**DATA EXTRACT**.
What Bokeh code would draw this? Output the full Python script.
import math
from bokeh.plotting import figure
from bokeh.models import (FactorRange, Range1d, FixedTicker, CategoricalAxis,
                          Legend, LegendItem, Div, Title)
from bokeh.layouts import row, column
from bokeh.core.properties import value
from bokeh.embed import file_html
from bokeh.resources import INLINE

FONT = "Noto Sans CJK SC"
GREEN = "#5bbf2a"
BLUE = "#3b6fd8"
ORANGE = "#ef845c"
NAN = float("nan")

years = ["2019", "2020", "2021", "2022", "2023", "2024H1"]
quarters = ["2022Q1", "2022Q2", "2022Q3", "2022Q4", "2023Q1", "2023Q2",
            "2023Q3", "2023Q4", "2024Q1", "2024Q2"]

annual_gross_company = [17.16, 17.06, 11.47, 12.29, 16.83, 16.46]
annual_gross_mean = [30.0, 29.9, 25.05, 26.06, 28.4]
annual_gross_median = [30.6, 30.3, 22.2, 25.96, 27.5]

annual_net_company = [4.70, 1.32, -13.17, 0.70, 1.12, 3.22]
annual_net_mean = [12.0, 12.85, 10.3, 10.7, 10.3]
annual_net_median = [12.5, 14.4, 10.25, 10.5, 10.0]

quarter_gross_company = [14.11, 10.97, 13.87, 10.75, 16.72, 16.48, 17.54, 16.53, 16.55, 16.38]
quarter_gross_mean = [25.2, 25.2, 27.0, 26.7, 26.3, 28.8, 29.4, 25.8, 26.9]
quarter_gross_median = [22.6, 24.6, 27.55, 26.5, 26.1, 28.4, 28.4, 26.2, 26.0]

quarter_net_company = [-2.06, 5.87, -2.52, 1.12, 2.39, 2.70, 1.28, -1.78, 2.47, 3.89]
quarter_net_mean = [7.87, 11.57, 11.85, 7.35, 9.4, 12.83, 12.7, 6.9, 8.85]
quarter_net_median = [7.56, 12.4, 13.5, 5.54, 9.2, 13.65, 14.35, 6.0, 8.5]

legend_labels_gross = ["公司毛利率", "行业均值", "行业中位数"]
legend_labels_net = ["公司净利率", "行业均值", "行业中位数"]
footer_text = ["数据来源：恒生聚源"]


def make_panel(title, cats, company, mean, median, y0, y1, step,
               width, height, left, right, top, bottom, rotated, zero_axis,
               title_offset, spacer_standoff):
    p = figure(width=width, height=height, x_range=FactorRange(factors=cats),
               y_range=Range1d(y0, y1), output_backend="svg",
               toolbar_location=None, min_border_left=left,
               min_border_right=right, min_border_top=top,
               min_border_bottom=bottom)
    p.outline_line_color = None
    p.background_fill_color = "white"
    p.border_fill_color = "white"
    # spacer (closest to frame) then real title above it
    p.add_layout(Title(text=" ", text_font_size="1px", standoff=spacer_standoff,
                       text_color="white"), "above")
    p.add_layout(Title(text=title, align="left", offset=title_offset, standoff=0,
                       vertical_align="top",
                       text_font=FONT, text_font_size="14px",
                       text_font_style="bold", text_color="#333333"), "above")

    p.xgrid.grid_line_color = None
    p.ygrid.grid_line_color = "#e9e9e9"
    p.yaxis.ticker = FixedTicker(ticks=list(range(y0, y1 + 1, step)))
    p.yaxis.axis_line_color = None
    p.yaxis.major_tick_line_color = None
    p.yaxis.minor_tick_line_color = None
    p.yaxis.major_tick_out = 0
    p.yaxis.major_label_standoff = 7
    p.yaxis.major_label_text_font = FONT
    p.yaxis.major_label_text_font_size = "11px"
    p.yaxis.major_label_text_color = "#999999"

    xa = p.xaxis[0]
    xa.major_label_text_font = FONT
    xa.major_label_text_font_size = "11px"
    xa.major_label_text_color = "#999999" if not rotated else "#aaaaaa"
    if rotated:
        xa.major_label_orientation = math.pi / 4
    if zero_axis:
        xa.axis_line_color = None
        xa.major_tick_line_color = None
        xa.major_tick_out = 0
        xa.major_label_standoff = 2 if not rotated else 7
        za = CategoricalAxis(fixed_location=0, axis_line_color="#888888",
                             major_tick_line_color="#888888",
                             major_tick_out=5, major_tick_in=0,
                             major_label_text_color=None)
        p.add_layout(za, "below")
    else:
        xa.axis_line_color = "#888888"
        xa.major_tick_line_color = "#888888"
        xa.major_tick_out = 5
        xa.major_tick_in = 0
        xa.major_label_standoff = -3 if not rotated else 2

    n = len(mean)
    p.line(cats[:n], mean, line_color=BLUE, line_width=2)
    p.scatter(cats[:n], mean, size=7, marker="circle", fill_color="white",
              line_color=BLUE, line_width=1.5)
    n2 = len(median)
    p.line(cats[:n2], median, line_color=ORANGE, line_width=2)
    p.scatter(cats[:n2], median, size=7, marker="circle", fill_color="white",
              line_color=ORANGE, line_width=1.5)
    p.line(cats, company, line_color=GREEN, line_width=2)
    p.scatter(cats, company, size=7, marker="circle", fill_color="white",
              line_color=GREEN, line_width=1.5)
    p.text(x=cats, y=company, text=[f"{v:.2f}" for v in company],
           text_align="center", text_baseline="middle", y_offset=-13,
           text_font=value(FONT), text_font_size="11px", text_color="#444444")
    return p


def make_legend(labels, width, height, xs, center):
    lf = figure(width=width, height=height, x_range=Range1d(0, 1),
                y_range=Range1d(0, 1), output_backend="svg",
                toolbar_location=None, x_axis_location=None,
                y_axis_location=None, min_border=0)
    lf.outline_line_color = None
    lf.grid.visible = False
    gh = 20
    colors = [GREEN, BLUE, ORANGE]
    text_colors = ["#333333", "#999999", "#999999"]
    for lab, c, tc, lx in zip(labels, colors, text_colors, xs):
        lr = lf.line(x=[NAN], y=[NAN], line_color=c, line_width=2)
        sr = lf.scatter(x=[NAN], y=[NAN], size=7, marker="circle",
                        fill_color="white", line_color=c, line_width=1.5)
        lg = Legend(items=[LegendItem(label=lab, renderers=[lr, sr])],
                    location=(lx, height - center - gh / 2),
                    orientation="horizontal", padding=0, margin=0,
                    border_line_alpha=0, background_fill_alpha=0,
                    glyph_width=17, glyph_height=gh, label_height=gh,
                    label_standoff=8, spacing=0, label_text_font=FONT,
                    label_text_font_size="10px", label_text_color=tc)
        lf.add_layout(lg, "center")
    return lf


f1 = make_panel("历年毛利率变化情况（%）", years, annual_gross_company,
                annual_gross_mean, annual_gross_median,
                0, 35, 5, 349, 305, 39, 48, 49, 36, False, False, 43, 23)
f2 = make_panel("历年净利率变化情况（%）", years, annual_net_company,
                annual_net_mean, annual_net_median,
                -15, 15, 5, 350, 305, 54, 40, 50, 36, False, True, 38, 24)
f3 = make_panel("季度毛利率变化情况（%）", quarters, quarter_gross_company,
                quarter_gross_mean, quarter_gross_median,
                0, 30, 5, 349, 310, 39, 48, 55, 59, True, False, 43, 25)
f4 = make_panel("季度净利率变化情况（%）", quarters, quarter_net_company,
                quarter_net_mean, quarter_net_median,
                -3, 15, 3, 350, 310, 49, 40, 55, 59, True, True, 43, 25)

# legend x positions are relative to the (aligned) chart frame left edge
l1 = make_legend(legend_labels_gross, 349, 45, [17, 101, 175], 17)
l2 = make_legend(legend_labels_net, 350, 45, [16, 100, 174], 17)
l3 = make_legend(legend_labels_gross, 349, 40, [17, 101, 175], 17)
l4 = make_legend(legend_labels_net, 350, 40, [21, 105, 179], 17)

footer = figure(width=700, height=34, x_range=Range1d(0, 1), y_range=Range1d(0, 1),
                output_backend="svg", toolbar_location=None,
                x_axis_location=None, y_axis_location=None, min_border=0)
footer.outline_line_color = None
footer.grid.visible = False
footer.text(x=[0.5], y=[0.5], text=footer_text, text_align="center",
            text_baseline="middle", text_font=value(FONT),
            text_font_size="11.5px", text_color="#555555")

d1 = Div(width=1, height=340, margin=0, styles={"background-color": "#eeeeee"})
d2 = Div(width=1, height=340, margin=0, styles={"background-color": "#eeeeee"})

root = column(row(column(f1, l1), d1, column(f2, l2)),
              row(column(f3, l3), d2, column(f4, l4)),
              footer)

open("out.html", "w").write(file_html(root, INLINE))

**WRITTEN EXERCISE**. Set down verbatim only the lines between the start of the data above and the line with "from bokeh.resources import INLINE", both boundaries included.

**THE SOLUTION**.
What Bokeh code would draw this? Output the full Python script.
import math
from bokeh.plotting import figure
from bokeh.models import (FactorRange, Range1d, FixedTicker, CategoricalAxis,
                          Legend, LegendItem, Div, Title)
from bokeh.layouts import row, column
from bokeh.core.properties import value
from bokeh.embed import file_html
from bokeh.resources import INLINE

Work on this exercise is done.